Three meaningful lines in "The Leap" are as follows:
- "I owe her my existence three times."
- "My mother once said that I'd be amazed at how many things a person can do within the act of falling."
- "I know that she's right. I knew it even then. As you fall there is time to think."
These lines are important because they tie to the theme of making connections and decisions. Connections between the mother and the daughter run throughout the narrative of Louise Erdrich's story, and decisions are often involved.
1. Anna Avalon, whose last name suggests aviary movement, leaps through the air during a terrible storm and grabs a life-saving guide wire, saving her life which enables her to meet her husband and give birth to their daughter, the narrator.
2. Years after her trapeze flight through the air, Anna tells her daughter that she was able to calculate her chances of survival since she did not grab her husband's ankle and fall to her death with him.
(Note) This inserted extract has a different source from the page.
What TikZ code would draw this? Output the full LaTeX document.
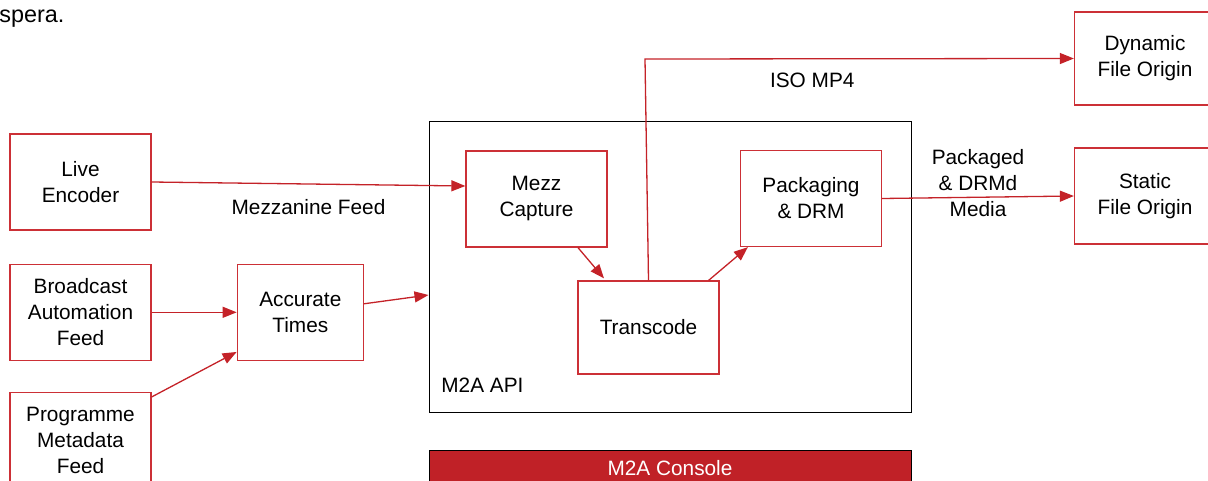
\documentclass[tikz,border=0pt]{standalone}
\usepackage{fontspec}
\setmainfont{Liberation Sans}
\usetikzlibrary{positioning,arrows.meta}

\definecolor{boxred}{RGB}{204,48,54}
\definecolor{linered}{RGB}{196,34,40}
\definecolor{consolered}{RGB}{192,33,39}

\begin{document}
\begin{tikzpicture}[x=0.5pt, y=-0.5pt, nodes = {align = center},
    font=\fontsize{10.4}{13}\selectfont,
    box/.style={draw=boxred, line width=0.65pt, minimum width=70.5pt, minimum height=48pt},
    flow/.style={draw=linered, line width=0.65pt, -{Triangle[length=7pt,width=5.5pt]}}]
    \useasboundingbox (0,0) rectangle (1208,481);

    \node (fragment) [anchor=base west, inner sep=0pt, font=\fontsize{11.7}{14}\selectfont] at (-1,23) {spera.};

    % sources on the left
    \node (live) [box] at (80.5,182) {Live\\Encoder};
    \node (broadcast) [box, below=16.5pt of live] {Broadcast\\Automation\\Feed};
    \node (programme) [box, below=15.5pt of broadcast] {Programme\\Metadata\\Feed};
    \node (accurate) [box, minimum width=63pt, right=42.5pt of broadcast] {Accurate\\Times};

    % M2A API
    \node (api) [draw=black, line width=0.5pt, minimum width=241pt, minimum height=145.5pt] at (670,266.5) {};
    \node (apilabel) [anchor=west, inner sep=0pt] at (441,385.5) {M2A API};
    \node (mezz) [box] at (536.5,199) {Mezz\\Capture};
    \node (transcode) [box, minimum height=46.5pt] at (648.5,327.5) {Transcode};
    \node (pack) [box] at (811,198.5) {Packaging\\\& DRM};
    \node (console) [draw=black, line width=0.5pt, fill=consolered, text=white, minimum width=241pt, minimum height=18pt, below=18.5pt of api] {M2A Console};

    % origins
    \node (dynamic) [box, minimum height=46.5pt] at (1145,58.5) {Dynamic\\File Origin};
    \node (static) [box] at (1145,196) {Static\\File Origin};
    \coordinate (isobend) at (645,59);

    \draw[flow] (live.east) -- node[below=4pt] {Mezzanine Feed} ([yshift=6.5pt]mezz.west);
    \draw[flow] (broadcast) -- (accurate);
    \draw[flow] ([yshift=-2.5pt]programme.north east) -- ([yshift=4.5pt]accurate.south west);
    \draw[flow] ([yshift=4.25pt]accurate.east) -- ([yshift=-14.25pt]api.west);
    \draw[flow] ([xshift=20.75pt]mezz.south) -- ([xshift=-22.25pt,yshift=1pt]transcode.north);
    \draw[flow] ([xshift=-5.5pt]transcode.north east) -- ([xshift=4pt]pack.south west);
    \draw[flow] (transcode.north) -- (isobend) -- node[below=3.25pt, pos=0.39] {ISO MP4} (dynamic.west);
    \draw[flow] (pack.east) -- node[yshift=7.25pt] {Packaged\\\& DRMd\\Media} (static.west);
\end{tikzpicture}
\end{document}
Instead, she twisted her body so that she could change directions and grab the wire that saved her life.
3. The narrator states that after her mother rescued her from her burning bedroom and, holding her in her arms, they jump to the firefighters' net, the narrator was, indeed, able to think as they fell through the air:
I slowly wondered what would happen if we missed the circle or bounced out of it.
She puts her faith in her mother and holds on as they fall to safety.
As these quotes illustrate, this story addresses moments of decision in people's lives and the manner in which they respond to these critical times, brief times which change the course of people's lives and make connections with others.